Accordingly, if one wants to find blame for these regulations, one can put some blame on the EPA, which chose the terms of its surrender in the consent decree, but one should look primarily to Congress, which drafted the Clean Air Act in the first place.

The Clean Air Act gives the EPA responsibility for identifying emissions that might harm human health, establishing acceptable thresholds for those risks, and dictating exactly how polluters meet the standards.

To ensure that the EPA does not act too arbitrarily in meeting its loosely defined goal, the law affords both industry and environmentalists the opportunity to go to court to challenge findings and rules they don’t like.

While this allows those who are regulated to secure delays, it also allows environmental and health organizations to litigate for stricter rules.

It’s difficult to know whether these new rules are justified because pollution impacts are intrinsically difficult to measure.

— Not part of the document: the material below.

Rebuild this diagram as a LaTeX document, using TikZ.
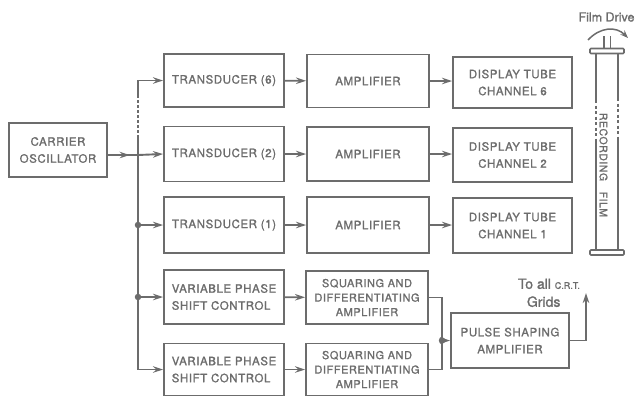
\documentclass[tikz,border=0pt]{standalone}
\usepackage{fontspec}
\setmainfont{TeX Gyre Heros}[LetterSpace=5, FakeBold=1.3]
\newfontfamily\handfont{TeX Gyre Heros}[FakeBold=1.3]
\usetikzlibrary{arrows.meta,decorations.markings}

\definecolor{ink}{RGB}{108,108,108}

\begin{document}
\begin{tikzpicture}[
    x=1pt, y=-1pt,
    ink, line width=1.9pt,
    every node/.style={text=ink},
    block/.style={
        rectangle,
        draw,
        line width=1.9pt,
        inner sep=0pt,
        align=center,
        font=\fontsize{11.5}{17}\selectfont
    },
    tall/.style={
        font=\fontsize{11}{14.5}\selectfont
    },
    line/.style={
        draw, -{Stealth[length=10pt,width=6.5pt]}
    },
    midarrow/.style={
        postaction={decorate},
        decoration={markings, mark=at position #1 with {\arrow{Stealth[length=10pt,width=6.5pt]}}}
    },
    dot/.style={
        circle, fill=ink, inner sep=0pt, minimum size=6.5pt
    }
]
\useasboundingbox (0,0) rectangle (636,397);

% Nodes
\node [block, minimum width=98pt, minimum height=54pt] (osc) at (58,150) {CARRIER\\OSCILLATOR};

\node [block, minimum width=120pt, minimum height=53pt] (tr6) at (224,80.5) {TRANSDUCER (6)};
\node [block, minimum width=120pt, minimum height=55pt] (tr2) at (224,154) {TRANSDUCER (2)};
\node [block, minimum width=120pt, minimum height=56pt] (tr1) at (224,225) {TRANSDUCER (1)};
\node [block, minimum width=120pt, minimum height=54pt, align=left] (vps1) at (224,297) {VARIABLE PHASE\\SHIFT CONTROL};
\node [block, minimum width=120pt, minimum height=52pt, align=left] (vps2) at (224,369.5) {VARIABLE PHASE\\SHIFT CONTROL};

\node [block, minimum width=122pt, minimum height=53pt] (amp6) at (368,81) {AMPLIFIER};
\node [block, minimum width=122pt, minimum height=54pt] (amp2) at (368,154) {AMPLIFIER};
\node [block, minimum width=122pt, minimum height=56pt] (amp1) at (368,225) {AMPLIFIER};
\node [block, tall, minimum width=122pt, minimum height=53pt] (sq1) at (367,297.5) {SQUARING AND\\DIFFERENTIATING\\AMPLIFIER};
\node [block, tall, minimum width=122pt, minimum height=52pt] (sq2) at (367,369.5) {SQUARING AND\\DIFFERENTIATING\\AMPLIFIER};

\node [block, minimum width=119pt, minimum height=51pt] (dt6) at (512.5,82.5) {DISPLAY TUBE\\CHANNEL 6};
\node [block, minimum width=119pt, minimum height=54pt] (dt2) at (512.5,155) {DISPLAY TUBE\\CHANNEL 2};
\node [block, minimum width=119pt, minimum height=55pt] (dt1) at (512.5,225.5) {DISPLAY TUBE\\CHANNEL 1};

\node [block, minimum width=118pt, minimum height=55pt] (psa) at (510,340.5) {PULSE SHAPING\\AMPLIFIER};

% Feed bus
\coordinate (split) at (138,155);
\coordinate (dashA) at (138,95);
\coordinate (dashB) at (138,135);
\coordinate (tap1) at (138,225);
\coordinate (tap2) at (138,297);

\draw [midarrow=0.72] (osc.east |- split) -- (split);
\draw [line] (dashA) |- (tr6.west);
\draw [dash pattern=on 3pt off 2pt] (dashA) -- (dashB);
\draw [line] (dashB) |- (vps2.west);
\draw [line] (split) -- (tr2.west);
\draw [line] (tap1) -- (tr1.west);
\draw [line] (tap2) -- (vps1.west);
\node [dot] at (tap1) {};
\node [dot] at (tap2) {};

% Channels
\draw [line] (tr6) -- (amp6);
\draw [line] (tr2) -- (amp2);
\draw [line] (tr1) -- (amp1);
\draw [line] (vps1) -- (sq1);
\draw [line] (vps2) -- (sq2);
\draw [line] (amp6) -- (dt6.west |- amp6);
\draw [line] (amp2) -- (dt2.west |- amp2);
\draw [line] (amp1) -- (dt1.west |- amp1);

% Pulse shaping
\coordinate (join) at (442,340.5);
\coordinate (grids) at (586,293);
\draw (sq1.east) -| (join) |- (sq2.east);
\draw [line] (join) -- (psa.west);
\node [dot] at (join) {};
\draw [line] (psa.east) -| (grids);
\node [anchor=south west, align=left, font=\handfont\fontsize{14}{18}\selectfont, inner sep=1pt] (gridtxt) at (516,309)
    {To all {\fontsize{9}{10}\selectfont C.R.T.}\\\hspace{9pt}Grids};

% Recording film
\coordinate (filmtopL) at (596,53);
\coordinate (filmtopR) at (618,53);
\coordinate (filmbotL) at (596,250);
\coordinate (filmbotR) at (618,250);
\draw (filmtopL) -- (596,100);
\draw [dash pattern=on 3pt off 2.5pt] (596,100) -- (596,140);
\draw (596,140) -- (filmbotL);
\draw (filmtopR) -- (618,98);
\draw [dash pattern=on 3pt off 2.5pt] (618,98) -- (618,140);
\draw (618,140) -- (filmbotR);
\draw [line width=1.6pt, rounded corners=1pt] (590,48.5) rectangle (624,53.5);
\draw [line width=1.6pt, rounded corners=1pt] (590,250) rectangle (624,255);
\draw (604,36) -- (604,48.5);
\draw (610.5,36) -- (610.5,48.5);
\draw [-{Stealth[length=8pt,width=6pt]}, line width=1.5pt] (588,40) .. controls (600,27) and (616,26) .. (628,38);
\node [font=\handfont\fontsize{12.5}{15}\selectfont] (drive) at (606.5,17) {Film Drive};
\node [rotate=-90, font=\fontsize{10.5}{12}\selectfont] (filmtxt) at (603.5,165) {RECORDING\quad FILM};

\end{tikzpicture}
\end{document}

A mix of matter circulates on earth, and serious damage is probably due to many years of exposure to the dangerous components.

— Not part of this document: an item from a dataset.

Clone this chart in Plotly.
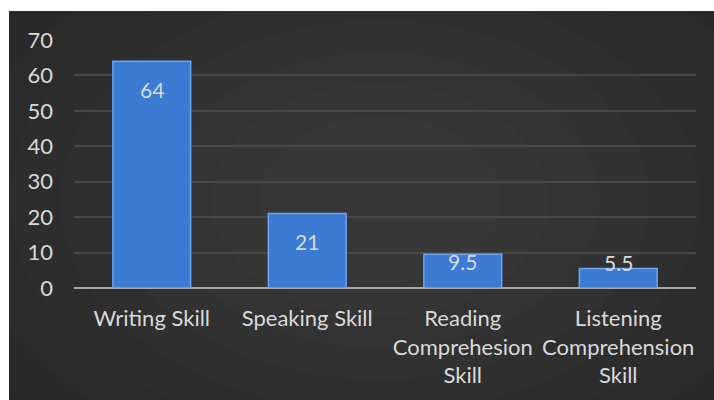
import plotly.graph_objects as go

categories = ["Writing Skill", "Speaking Skill", "Reading<br>Comprehesion<br>Skill", "Listening<br>Comprehension<br>Skill"]
values = [64, 21, 9.5, 5.5]
value_labels = ["64", "21", "9.5", "5.5"]
y_ticks = [0, 10, 20, 30, 40, 50, 60, 70]

W, H = 714, 400
ML, MR, MT, MB = 74, 18, 40, 112
pw, ph = W - ML - MR, H - MT - MB

def px_x(p):
    return (p - ML) / pw

def px_y(p):
    return (H - MB - p) / ph

fig = go.Figure()

fig.add_trace(go.Bar(
    x=categories, y=values, width=0.5,
    marker=dict(color="#3b7bd4", line=dict(color="#6ea6ef", width=1.5)),
    hoverinfo="skip",
))

shapes = []
shapes.append(dict(type="rect", xref="paper", yref="paper",
                   x0=px_x(9), x1=px_x(W + 2), y0=px_y(H + 2), y1=px_y(11),
                   fillcolor="#252525", line=dict(width=0), layer="below"))
cx, cy = 380, 200
n = 9
for i in range(n):
    rx = 520 - i * 50
    ry = 340 - i * 32
    shapes.append(dict(type="circle", xref="paper", yref="paper",
                       x0=px_x(cx - rx), x1=px_x(cx + rx),
                       y0=px_y(cy + ry), y1=px_y(cy - ry),
                       fillcolor="rgba(255,255,255,0.01)", line=dict(width=0), layer="below"))

annotations = []
for c, v, lab in zip(categories, values, value_labels):
    if v > 15:
        shift = -28
    elif v > 8:
        shift = -7
    else:
        shift = 6
    annotations.append(dict(x=c, y=v, xref="x", yref="y", text=lab, showarrow=False,
                            yanchor="middle", yshift=shift,
                            font=dict(family="Lato", size=21, color="#d9d9d9")))

fig.update_layout(
    width=W, height=H,
    margin=dict(l=ML, r=MR, t=MT, b=MB),
    paper_bgcolor="white",
    plot_bgcolor="rgba(0,0,0,0)",
    showlegend=False,
    shapes=shapes,
    annotations=annotations,
    font=dict(family="Lato", size=22, color="#d9d9d9"),
    xaxis=dict(showgrid=False, showline=False, ticks="", ticklabelstandoff=15,
               tickfont=dict(size=22, color="#d9d9d9"), fixedrange=True),
    yaxis=dict(range=[0, 70], tickvals=y_ticks, showgrid=True, gridcolor="#474747", gridwidth=1.5,
               zeroline=True, zerolinecolor="#a6a6a6", zerolinewidth=2,
               showline=False, ticks="", ticklabelstandoff=20,
               tickfont=dict(size=22, color="#d9d9d9"), fixedrange=True),
    bargap=0.5,
)

fig.write_html("out.html")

The key problems are determining (1) which components are dangerous, (2) what harm is done, (3) the time required for effects to occur and (4) the exposures actually experienced.

Those issues are functionally impossible to settle because of the short history and limited scope of emissions monitoring. The EPA alleges 11,000 premature deaths will be saved annually, but in reality, satisfactory research hasn’t emerged after 40 years of effort.

While it’s common — and understandable — for government to act out of sense of danger, it is a suspect response because there’s no end to the dangers that can be plausibly ginned-up by those interested in expanding the boundaries of the state or in securing special favors from government.

Those who disagree might recall that the so-called “precautionary principle” was the driving force behind America’s invasion of Iraq; a mere “sense of danger” is not enough when the costs of acting are potentially large.

In truth, the regulatory “War on Coal” was made inevitable by a Clean Air Act that Republicans have done little to reform over the past three decades, even when they controlled both chambers of Congress.

That war is an economic sideshow.

As long as hydraulic fracking is producing low-cost natural gas, the coal industry will continue its economic slide. Telling politically convenient fairy tales to the contrary does the country no favors.